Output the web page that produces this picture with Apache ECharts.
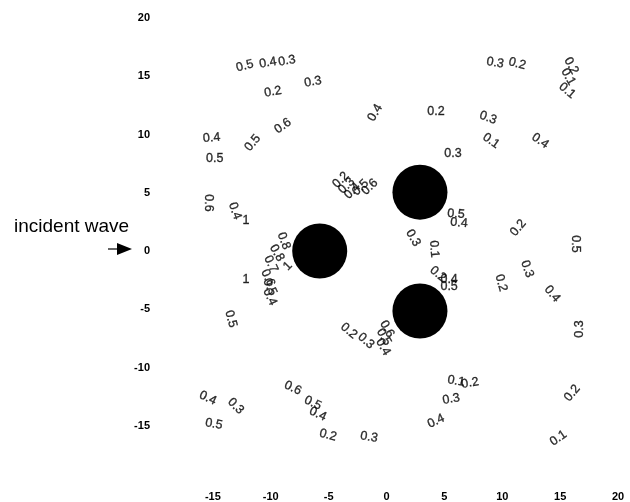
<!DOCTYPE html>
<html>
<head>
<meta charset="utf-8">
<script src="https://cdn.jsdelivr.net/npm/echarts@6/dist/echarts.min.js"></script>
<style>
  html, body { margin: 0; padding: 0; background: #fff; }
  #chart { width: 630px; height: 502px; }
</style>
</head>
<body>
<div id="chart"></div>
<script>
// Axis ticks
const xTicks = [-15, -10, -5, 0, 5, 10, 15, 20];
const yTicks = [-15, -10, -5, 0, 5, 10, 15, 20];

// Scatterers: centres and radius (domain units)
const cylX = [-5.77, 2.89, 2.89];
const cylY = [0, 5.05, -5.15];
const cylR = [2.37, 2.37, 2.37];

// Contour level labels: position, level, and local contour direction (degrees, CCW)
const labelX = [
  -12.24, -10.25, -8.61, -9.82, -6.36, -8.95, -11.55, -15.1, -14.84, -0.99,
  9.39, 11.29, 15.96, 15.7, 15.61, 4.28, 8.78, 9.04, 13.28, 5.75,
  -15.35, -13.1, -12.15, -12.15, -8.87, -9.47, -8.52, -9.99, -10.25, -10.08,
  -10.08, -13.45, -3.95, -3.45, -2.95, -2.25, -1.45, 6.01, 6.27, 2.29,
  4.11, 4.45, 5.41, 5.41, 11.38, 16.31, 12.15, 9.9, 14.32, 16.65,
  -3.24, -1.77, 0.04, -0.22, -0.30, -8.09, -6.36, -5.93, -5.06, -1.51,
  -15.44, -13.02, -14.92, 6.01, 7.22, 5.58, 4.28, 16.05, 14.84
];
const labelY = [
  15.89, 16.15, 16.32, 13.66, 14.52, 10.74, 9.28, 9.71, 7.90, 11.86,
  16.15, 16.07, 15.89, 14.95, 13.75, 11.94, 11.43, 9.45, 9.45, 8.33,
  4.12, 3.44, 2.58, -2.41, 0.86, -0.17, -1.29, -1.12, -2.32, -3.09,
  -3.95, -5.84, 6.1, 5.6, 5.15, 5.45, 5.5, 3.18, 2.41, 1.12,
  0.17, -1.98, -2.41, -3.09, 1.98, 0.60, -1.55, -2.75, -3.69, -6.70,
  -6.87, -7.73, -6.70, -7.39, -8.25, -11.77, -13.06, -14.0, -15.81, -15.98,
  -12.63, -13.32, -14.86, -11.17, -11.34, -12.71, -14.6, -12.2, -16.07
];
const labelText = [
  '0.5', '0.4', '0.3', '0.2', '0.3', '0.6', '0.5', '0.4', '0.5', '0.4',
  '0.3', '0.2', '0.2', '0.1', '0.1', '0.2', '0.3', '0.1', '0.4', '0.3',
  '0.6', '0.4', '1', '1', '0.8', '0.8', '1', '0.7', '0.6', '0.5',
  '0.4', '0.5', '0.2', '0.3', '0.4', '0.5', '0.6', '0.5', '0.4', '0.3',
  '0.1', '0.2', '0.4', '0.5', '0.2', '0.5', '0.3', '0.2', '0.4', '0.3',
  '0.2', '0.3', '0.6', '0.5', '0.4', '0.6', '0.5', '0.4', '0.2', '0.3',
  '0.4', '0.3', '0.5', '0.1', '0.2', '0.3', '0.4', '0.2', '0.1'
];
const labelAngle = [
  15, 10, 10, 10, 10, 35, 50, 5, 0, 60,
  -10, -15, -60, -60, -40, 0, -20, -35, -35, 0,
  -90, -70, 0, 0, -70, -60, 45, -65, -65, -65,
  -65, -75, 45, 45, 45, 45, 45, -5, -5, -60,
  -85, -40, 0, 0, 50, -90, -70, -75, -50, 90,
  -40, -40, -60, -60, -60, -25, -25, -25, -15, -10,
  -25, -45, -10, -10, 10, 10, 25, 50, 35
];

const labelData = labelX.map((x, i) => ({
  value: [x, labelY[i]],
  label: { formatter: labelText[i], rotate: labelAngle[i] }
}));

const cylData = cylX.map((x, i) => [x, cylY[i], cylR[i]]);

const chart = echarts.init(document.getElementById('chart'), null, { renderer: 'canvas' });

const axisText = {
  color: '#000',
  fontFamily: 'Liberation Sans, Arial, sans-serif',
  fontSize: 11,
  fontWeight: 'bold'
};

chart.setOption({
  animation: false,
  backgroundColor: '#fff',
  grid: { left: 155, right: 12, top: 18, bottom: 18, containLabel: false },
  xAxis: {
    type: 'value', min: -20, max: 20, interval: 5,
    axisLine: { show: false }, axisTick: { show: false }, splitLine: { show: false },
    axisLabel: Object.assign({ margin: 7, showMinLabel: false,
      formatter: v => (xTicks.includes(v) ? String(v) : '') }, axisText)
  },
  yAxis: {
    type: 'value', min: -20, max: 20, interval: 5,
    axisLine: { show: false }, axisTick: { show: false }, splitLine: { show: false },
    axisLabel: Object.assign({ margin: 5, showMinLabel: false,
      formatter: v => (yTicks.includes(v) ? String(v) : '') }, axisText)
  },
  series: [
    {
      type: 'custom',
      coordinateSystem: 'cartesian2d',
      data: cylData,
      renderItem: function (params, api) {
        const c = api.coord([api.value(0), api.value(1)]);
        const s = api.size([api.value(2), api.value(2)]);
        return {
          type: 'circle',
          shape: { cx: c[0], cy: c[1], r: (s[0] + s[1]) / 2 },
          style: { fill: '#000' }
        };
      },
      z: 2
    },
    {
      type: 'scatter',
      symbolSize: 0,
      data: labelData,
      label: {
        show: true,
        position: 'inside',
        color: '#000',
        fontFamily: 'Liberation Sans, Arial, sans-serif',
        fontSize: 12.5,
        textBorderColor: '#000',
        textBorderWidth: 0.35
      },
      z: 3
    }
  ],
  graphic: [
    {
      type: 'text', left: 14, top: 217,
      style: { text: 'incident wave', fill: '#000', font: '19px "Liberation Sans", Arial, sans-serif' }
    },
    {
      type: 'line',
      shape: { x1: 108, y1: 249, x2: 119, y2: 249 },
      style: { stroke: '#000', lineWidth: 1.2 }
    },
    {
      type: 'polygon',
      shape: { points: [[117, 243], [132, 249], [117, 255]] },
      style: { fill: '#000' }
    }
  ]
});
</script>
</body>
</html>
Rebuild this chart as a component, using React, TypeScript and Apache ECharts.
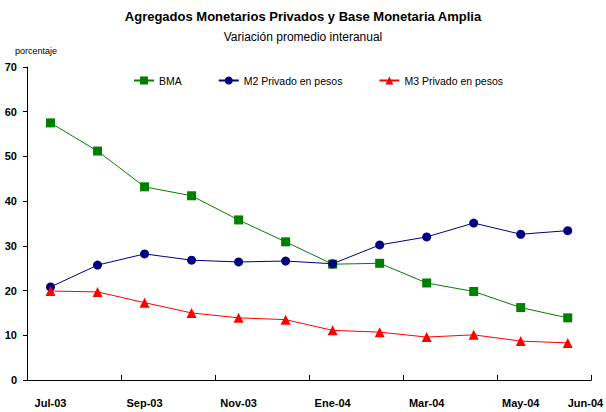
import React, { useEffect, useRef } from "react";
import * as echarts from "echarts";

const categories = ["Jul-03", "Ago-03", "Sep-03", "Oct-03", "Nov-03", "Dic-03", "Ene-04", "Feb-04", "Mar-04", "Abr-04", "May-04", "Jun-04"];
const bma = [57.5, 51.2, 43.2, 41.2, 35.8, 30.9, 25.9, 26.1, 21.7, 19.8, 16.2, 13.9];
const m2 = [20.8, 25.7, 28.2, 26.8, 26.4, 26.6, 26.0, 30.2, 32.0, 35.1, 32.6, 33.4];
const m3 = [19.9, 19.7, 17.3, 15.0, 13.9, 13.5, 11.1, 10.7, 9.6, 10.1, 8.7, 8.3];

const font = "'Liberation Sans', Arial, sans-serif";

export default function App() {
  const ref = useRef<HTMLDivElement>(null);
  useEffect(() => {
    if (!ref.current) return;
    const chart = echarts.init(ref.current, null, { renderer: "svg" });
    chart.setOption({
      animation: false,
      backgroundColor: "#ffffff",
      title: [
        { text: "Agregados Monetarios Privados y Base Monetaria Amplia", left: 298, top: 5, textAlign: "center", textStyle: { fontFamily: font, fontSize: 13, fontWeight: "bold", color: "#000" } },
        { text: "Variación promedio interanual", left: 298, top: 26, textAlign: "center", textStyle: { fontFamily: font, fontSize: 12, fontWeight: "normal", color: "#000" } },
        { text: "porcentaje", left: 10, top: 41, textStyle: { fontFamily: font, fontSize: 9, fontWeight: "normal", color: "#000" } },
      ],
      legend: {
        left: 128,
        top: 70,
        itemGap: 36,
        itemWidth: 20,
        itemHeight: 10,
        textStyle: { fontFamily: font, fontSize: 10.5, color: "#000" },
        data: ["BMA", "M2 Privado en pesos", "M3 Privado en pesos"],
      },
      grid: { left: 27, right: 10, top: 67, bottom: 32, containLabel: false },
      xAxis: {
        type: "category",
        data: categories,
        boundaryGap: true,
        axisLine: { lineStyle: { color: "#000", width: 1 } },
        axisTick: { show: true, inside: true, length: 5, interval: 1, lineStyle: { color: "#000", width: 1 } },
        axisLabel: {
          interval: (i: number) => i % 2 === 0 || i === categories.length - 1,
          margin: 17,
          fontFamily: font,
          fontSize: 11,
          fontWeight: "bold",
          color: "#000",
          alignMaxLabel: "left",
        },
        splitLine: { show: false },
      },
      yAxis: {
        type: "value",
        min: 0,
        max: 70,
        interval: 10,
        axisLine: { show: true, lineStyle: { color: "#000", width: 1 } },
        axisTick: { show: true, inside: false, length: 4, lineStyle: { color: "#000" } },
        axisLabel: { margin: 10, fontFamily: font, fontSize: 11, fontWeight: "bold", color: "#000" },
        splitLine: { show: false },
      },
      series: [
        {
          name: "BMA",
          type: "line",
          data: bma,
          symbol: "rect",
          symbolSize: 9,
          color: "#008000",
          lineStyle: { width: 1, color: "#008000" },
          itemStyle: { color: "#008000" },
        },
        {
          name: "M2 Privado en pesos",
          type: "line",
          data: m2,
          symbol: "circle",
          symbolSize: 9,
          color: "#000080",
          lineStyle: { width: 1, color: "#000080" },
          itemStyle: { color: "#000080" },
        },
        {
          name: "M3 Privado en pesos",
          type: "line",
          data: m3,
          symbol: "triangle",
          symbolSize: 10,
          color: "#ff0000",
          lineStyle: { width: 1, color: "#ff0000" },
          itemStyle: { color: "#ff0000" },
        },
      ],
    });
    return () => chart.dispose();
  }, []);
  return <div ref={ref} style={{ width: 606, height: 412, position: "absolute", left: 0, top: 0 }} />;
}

--

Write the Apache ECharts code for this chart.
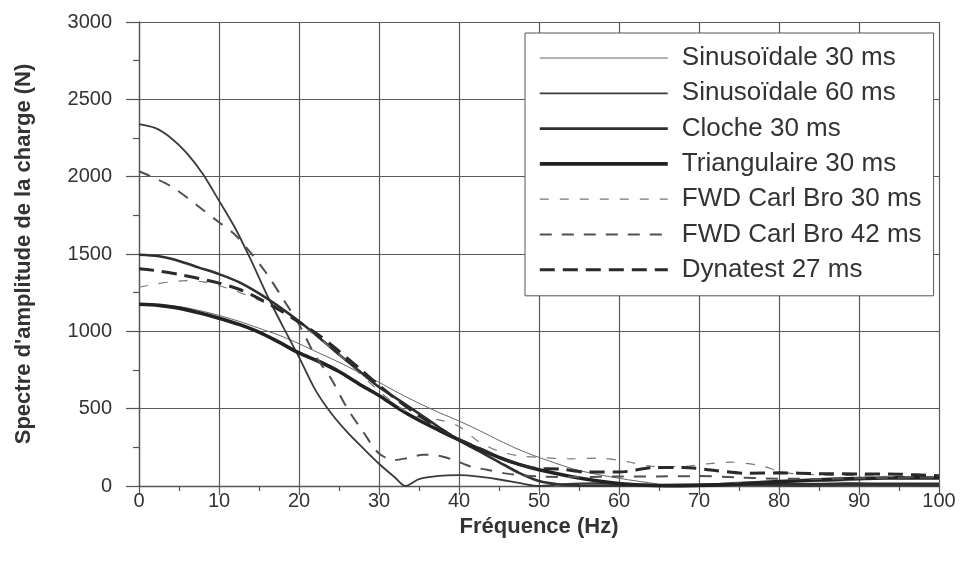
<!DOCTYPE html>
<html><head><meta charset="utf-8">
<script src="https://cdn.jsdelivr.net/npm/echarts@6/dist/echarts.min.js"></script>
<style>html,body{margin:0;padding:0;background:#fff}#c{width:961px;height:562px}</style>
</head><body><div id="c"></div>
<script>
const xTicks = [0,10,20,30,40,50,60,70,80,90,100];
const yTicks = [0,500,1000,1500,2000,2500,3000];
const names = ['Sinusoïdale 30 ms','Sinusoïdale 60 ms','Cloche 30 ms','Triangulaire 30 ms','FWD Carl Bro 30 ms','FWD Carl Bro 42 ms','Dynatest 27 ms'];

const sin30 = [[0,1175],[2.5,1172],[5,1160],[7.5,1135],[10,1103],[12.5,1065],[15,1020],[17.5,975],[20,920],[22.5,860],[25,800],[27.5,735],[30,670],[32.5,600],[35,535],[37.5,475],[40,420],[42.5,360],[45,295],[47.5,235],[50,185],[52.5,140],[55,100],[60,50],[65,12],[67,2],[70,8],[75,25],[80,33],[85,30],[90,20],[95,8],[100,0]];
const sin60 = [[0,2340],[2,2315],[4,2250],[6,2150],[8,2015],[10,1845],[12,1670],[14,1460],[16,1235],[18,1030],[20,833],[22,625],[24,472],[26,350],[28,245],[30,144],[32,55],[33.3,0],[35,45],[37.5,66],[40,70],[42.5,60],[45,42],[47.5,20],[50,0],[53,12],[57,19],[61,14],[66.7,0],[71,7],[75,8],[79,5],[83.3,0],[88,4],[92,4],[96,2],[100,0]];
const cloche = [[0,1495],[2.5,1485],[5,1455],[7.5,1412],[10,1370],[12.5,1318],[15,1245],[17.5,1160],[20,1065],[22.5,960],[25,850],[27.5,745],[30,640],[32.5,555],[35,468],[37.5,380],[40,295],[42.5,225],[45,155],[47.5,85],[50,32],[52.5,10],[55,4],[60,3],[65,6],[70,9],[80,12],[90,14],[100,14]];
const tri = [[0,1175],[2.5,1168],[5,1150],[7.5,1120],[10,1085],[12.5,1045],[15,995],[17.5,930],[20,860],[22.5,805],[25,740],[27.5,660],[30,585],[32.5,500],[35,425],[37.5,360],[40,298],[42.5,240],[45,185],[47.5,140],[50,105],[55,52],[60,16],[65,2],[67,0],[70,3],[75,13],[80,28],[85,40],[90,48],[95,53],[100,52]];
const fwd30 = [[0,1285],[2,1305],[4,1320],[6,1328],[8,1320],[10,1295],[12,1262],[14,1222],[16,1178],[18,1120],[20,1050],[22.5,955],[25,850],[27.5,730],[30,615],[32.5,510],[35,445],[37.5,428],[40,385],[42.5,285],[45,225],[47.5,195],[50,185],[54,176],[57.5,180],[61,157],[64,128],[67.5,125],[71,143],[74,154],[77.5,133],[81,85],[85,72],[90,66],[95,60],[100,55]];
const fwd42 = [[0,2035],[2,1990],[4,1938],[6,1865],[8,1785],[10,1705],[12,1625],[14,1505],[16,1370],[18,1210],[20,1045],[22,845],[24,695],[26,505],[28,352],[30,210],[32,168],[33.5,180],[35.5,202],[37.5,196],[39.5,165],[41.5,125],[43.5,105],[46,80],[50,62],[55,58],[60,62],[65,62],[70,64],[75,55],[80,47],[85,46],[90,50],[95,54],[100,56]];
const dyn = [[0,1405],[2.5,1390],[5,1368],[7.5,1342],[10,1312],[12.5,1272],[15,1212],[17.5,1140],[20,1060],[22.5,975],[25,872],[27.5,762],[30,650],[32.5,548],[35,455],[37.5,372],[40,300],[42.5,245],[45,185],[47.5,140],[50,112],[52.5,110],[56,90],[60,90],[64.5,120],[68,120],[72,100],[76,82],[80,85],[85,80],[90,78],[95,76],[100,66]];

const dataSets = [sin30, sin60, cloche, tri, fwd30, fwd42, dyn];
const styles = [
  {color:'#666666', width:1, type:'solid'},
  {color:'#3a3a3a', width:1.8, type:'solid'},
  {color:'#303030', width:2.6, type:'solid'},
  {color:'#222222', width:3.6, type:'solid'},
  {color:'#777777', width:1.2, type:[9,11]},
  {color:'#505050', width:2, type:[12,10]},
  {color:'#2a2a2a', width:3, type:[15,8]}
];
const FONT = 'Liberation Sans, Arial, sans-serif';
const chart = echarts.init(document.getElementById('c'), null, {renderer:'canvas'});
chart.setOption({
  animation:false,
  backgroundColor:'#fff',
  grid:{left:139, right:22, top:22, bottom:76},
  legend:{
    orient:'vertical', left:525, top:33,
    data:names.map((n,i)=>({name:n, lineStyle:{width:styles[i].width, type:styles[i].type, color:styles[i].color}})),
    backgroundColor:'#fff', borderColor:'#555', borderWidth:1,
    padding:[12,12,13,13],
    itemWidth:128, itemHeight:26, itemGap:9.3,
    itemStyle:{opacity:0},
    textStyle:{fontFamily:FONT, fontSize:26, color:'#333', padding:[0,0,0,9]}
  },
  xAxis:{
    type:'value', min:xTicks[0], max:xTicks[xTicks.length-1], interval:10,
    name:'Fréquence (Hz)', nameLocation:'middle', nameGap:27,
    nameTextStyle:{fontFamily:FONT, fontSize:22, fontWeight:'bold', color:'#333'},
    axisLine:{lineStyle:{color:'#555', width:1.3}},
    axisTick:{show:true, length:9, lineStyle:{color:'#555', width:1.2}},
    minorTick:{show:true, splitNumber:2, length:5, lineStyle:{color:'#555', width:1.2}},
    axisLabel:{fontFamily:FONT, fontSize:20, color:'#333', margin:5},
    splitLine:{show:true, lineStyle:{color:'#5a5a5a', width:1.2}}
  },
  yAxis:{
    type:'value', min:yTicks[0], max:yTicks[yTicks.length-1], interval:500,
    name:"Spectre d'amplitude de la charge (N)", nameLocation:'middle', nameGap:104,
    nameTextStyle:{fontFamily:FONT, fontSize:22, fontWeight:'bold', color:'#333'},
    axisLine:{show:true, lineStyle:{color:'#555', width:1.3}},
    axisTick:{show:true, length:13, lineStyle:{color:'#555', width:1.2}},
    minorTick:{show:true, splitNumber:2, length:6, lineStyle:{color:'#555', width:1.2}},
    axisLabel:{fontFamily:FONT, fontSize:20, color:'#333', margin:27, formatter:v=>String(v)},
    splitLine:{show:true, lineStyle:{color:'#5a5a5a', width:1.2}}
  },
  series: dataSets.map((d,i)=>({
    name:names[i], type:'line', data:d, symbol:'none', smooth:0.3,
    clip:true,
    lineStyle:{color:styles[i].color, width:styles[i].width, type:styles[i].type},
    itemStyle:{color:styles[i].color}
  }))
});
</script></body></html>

--

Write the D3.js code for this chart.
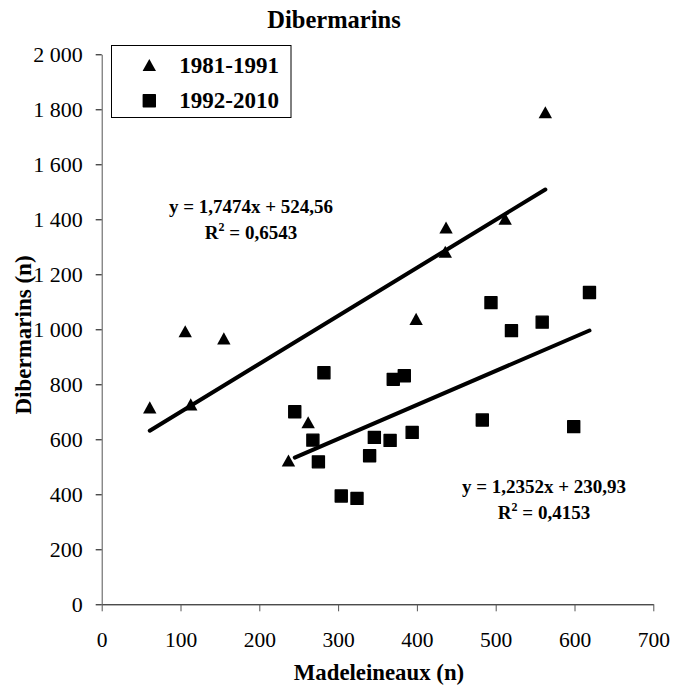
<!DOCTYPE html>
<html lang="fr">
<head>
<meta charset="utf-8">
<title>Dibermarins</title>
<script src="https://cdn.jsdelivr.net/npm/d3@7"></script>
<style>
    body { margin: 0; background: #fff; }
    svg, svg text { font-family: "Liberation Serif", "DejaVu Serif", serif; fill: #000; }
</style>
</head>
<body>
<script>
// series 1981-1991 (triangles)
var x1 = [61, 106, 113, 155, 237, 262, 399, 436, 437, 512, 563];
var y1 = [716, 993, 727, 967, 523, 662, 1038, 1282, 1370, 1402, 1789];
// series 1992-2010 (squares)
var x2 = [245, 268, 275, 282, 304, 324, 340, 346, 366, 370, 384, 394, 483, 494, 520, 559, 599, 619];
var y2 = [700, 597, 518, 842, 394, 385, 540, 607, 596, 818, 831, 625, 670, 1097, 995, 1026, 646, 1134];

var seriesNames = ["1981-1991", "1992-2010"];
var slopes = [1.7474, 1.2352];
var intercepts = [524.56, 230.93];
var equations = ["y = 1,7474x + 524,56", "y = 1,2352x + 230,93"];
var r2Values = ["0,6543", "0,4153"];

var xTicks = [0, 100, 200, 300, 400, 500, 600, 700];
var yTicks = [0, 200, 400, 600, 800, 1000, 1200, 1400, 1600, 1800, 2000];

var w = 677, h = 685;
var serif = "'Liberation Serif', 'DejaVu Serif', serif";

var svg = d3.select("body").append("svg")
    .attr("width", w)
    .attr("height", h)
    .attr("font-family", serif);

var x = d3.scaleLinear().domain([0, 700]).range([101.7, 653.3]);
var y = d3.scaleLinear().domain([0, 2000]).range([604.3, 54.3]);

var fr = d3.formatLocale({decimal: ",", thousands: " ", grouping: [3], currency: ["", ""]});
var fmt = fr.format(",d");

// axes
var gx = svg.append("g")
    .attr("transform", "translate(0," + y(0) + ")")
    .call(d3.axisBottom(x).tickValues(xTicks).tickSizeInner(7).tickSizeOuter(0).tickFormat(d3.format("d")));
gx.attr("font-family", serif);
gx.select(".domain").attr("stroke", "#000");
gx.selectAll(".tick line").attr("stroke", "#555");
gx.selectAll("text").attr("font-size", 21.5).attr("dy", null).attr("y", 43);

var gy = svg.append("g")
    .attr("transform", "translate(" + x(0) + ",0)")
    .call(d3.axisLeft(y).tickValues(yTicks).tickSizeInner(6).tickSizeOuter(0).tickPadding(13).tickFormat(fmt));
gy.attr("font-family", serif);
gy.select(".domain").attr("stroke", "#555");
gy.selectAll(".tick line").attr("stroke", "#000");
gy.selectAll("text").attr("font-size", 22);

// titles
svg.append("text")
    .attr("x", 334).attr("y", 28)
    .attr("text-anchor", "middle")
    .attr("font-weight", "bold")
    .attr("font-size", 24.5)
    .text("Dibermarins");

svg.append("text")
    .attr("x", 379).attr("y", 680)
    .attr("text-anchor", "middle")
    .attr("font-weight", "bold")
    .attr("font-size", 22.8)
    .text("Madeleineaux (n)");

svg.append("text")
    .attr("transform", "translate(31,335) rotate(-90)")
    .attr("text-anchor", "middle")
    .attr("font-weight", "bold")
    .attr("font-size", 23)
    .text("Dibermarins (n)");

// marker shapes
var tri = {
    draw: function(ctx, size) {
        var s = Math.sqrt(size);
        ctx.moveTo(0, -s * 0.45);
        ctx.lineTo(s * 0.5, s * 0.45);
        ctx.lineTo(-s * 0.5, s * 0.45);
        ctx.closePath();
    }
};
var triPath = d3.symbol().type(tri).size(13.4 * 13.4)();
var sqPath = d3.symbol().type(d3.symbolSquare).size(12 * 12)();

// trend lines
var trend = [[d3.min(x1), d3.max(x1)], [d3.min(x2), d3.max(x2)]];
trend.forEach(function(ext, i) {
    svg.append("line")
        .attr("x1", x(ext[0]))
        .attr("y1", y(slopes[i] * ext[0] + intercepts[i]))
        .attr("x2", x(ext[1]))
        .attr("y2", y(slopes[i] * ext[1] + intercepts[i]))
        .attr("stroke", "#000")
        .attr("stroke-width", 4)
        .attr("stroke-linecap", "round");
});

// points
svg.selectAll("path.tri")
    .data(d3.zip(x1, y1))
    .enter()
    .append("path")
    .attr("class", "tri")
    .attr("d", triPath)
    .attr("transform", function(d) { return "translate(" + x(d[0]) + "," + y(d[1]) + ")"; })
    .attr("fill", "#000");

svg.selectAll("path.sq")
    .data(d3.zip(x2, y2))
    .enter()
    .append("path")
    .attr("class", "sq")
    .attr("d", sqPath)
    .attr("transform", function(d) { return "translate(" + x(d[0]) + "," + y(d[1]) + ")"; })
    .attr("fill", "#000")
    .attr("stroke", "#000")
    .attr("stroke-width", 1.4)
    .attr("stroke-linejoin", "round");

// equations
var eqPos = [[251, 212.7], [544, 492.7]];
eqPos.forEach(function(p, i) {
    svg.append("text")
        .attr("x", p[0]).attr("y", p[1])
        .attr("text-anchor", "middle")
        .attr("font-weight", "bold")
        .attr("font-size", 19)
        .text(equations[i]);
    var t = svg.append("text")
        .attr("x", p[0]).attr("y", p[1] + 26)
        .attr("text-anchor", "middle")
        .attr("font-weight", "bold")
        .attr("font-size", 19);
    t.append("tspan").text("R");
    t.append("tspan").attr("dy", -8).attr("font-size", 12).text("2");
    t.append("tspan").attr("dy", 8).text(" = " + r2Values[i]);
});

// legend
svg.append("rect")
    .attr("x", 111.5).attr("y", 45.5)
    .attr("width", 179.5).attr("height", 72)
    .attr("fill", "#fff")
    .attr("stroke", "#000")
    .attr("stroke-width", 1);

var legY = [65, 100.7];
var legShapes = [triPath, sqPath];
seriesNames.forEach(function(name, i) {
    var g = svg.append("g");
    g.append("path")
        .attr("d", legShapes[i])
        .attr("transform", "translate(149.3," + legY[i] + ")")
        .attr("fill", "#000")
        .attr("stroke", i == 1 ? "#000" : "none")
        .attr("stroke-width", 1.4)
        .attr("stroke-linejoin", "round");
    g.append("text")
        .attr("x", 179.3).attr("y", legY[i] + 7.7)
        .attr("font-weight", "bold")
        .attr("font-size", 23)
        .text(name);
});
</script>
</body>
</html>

-- SHORT TASK --
Any pictures should be left out. Reproduce every line from the one holding "Output the web" down to the one holding "const cylR = [2.37, 2.37, 2.37];", both of those lines included.

-- ANSWER BELOW --
Output the web page that produces this picture with Apache ECharts.
<!DOCTYPE html>
<html>
<head>
<meta charset="utf-8">
<script src="https://cdn.jsdelivr.net/npm/echarts@6/dist/echarts.min.js"></script>
<style>
  html, body { margin: 0; padding: 0; background: #fff; }
  #chart { width: 630px; height: 502px; }
</style>
</head>
<body>
<div id="chart"></div>
<script>
// Axis ticks
const xTicks = [-15, -10, -5, 0, 5, 10, 15, 20];
const yTicks = [-15, -10, -5, 0, 5, 10, 15, 20];

// Scatterers: centres and radius (domain units)
const cylX = [-5.77, 2.89, 2.89];
const cylY = [0, 5.05, -5.15];
const cylR = [2.37, 2.37, 2.37];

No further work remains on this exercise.